Wall Street analysts continue to obsess over landline losses. Stop the madness already! "Tell me, how does this end?" is the real question worth examining.
Voice phone line losses have been on a downward spiral for years, but every quarter the numbers increase, there's more gnashing of teeth, pounding of the chest, more gloom and doom. It's fair to say that for the next five years there still will be more landline losses. Households are economizing by switching to cell phones and cable triple-play bundles with VoIP tucked in, while Millenials aren't even considering traditional voice service.
Ask the hard question: What fraction of wireline's traditional consumer customer base will have home phone lines in five years?
Millenials will say "Zero," but they need to be forgiven for their youth and inexperience. Cellular service is not universal or ubiquitous by any stretch of the imagination and for various safety and comfort reasons, the old POTS RJ-11 still has a good bit of legacy left to it.
Is the real answer fifty percent? Twenty percent? I don't know, but it would be interesting to have AT&T, Qwest and Verizon provide an answer and the logic behind it. Rural carriers (see Embarq/CenturyTel) will have a slightly different answer since cell towers aren't as ubiquitous outside of the Big City.
In other words, tell me how this ends.
At some point, losses will slow, if not level off to a steady pace. Farther down the road, phone companies will provide actual incentives for people to turn off their old POTS lines and switch over to broadband or wireless voice alternatives, because it will be too expensive and too much of a headache to keep the old gear in service.
Free phone service for a year in exchange for turning off your copper? The day may come sooner than anyone thinks.
VoIP has a big role to play in home communication service if femtocells don't squish out SIP handsets with "Lite" web browsers.
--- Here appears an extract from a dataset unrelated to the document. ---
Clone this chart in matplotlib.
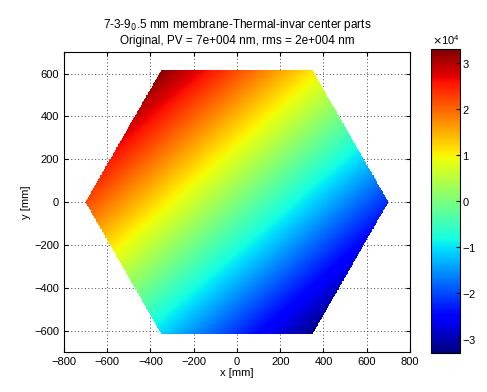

Casabi has been the leader in innovating SIP home phone services and did a deal with Embarq earlier this year; they were also flirting with AT&T two years ago at CES.
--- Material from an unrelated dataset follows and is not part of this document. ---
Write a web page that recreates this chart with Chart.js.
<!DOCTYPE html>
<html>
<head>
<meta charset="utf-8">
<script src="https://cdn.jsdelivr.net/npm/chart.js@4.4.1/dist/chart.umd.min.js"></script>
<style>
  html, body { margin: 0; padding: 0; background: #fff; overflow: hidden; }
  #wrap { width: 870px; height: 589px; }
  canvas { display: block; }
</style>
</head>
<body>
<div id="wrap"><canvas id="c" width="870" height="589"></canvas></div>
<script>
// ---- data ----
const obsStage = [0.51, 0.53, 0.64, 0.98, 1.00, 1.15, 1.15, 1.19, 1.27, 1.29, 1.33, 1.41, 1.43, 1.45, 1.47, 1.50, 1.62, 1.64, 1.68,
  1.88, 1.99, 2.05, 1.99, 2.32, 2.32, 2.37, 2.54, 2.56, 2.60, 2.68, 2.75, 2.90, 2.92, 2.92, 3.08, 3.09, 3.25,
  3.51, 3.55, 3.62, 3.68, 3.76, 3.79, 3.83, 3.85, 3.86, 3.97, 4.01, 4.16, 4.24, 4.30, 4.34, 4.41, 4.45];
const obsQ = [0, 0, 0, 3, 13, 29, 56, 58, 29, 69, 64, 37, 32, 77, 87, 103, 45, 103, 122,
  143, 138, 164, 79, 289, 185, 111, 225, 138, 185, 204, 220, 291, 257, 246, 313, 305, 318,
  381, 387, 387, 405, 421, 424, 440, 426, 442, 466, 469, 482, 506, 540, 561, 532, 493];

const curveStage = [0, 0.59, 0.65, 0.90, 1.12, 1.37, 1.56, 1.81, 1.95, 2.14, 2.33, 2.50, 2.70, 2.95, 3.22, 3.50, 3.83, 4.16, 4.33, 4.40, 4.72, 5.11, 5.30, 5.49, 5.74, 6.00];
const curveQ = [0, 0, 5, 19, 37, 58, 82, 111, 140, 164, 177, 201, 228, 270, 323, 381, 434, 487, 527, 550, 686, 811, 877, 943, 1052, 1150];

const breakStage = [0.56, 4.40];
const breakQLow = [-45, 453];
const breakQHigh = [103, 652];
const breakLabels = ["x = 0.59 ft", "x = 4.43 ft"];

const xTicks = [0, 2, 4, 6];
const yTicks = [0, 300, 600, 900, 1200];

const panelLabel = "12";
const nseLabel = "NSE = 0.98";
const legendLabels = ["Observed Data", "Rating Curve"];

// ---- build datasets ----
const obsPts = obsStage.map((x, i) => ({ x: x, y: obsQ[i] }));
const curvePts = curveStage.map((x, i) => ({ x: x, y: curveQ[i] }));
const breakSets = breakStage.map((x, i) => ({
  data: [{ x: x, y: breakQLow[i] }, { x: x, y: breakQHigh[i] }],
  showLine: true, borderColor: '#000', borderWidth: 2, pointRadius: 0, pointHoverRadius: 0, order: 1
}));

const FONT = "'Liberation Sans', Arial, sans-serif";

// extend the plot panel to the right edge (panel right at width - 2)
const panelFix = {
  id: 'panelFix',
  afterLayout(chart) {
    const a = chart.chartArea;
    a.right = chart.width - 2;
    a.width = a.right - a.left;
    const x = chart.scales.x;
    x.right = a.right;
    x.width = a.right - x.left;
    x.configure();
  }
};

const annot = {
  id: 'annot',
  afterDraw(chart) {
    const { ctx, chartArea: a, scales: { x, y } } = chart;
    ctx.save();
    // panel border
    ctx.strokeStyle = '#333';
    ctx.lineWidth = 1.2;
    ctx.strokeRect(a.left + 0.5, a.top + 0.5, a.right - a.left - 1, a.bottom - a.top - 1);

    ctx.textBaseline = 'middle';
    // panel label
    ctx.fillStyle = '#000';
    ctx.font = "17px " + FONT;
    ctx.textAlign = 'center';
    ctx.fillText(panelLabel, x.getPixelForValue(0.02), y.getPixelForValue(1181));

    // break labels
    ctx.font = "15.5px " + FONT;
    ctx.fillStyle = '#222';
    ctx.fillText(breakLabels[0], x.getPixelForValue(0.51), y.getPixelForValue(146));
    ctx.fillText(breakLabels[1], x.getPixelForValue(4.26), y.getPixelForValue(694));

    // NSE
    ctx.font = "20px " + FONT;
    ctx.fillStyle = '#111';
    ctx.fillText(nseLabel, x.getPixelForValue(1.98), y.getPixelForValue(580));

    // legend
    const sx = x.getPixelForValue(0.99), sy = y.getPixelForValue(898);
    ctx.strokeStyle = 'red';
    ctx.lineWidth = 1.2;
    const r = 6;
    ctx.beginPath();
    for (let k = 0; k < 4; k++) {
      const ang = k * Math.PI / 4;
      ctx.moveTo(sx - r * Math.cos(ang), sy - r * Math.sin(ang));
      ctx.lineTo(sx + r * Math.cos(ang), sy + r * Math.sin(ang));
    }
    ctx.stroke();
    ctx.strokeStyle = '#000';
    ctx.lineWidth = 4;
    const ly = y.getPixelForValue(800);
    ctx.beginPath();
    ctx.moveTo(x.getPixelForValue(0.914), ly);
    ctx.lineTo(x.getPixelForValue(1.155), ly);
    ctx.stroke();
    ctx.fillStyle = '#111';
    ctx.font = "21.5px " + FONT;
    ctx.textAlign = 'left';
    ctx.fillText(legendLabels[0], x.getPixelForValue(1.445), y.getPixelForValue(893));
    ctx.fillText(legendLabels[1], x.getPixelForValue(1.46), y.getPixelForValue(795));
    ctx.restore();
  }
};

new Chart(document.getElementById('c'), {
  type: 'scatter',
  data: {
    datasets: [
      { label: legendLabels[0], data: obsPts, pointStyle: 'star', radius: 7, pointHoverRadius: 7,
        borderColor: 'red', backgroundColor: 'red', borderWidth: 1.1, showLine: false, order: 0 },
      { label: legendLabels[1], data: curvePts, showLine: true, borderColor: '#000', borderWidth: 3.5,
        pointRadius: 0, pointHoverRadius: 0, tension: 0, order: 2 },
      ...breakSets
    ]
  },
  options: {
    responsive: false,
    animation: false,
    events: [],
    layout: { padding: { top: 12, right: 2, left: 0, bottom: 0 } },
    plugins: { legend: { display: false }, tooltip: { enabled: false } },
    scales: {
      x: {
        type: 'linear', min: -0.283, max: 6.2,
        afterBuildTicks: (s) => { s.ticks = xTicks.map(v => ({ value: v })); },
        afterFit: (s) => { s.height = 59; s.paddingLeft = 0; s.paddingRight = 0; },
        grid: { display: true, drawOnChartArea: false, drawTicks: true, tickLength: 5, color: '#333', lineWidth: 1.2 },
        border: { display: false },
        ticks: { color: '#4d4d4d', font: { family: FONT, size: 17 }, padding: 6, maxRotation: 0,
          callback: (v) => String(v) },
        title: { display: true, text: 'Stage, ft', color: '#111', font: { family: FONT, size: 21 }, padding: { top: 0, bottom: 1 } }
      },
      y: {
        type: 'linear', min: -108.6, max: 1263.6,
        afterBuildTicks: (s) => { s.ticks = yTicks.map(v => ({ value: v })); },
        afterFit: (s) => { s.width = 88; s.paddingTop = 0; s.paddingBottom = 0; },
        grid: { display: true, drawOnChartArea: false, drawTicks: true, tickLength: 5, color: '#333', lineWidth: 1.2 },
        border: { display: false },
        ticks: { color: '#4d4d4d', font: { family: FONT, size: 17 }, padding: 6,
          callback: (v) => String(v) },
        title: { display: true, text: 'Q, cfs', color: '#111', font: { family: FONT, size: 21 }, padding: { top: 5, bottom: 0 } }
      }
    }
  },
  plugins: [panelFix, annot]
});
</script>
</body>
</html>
So, tell me, how does this end?
- Doug
Comments
Until we see how the packets for 911 calls get prioritized over the X-box and pornography traffic, I think that standard landlines continue to last a long time. A lot of folks thinking VoIP miss that small detail (!). What's the industry answer on that?
Most people that make comments on Landline loss have no real understanding of telephony connectivity. Without wires - you have no cell towers. Many of them are now being fiber fed, however most still have T1 lines backhaul to the Network. And True- wireless has it advantages in mobility, however, you will never have the reliablity of a direct wire connection as you do with a landline. Whether it be copper or fiber- we will never see an end of a wired connection to a home or business. Yes, we will see an end to the POTS line, but it will merely be replaced by a high-bandwidth IP circuit. This is already evident with Verizon's FIOS and AT&T's U-Verse projects. With circuits capable of upto 80 Mps (that 80% cap ratio) at 2000 ft per Node(Copper) and 100 Mps for Fiber! Try to get that speed to your PC at home on Wireless! It really annoys me to no end with all of the idiots that write articles on this subject, but don't even have a clue about what they are talking about!!!!
Let me describe this as an over/under...
While an individual copper circuit may be able to go up to 80 Mbps, that would be an OVERperform in my book that might not scale. It looks like AT&T and others are looking at pair-bonding DSL circuits (which, hey, also makes use of all that residential copper they lit up back in the '80s and '90s) to squeeze higher speeds out.
Meanwhile, 100 Mbps for fiber is, if anything an UNDER-perform. Verizon's first-generation FiOS gear is capable (with some careful network handling) of 200 Mbps data speeds, and the more recent builds are GPON, if memory serves.
4G wireless speeds are coming up to first generation DSL speeds; you could argue that EVDO rev A is in that ball park as well. For WIDESPEAD deployments AND loading, LTE will likely reach second generation DSL speeds.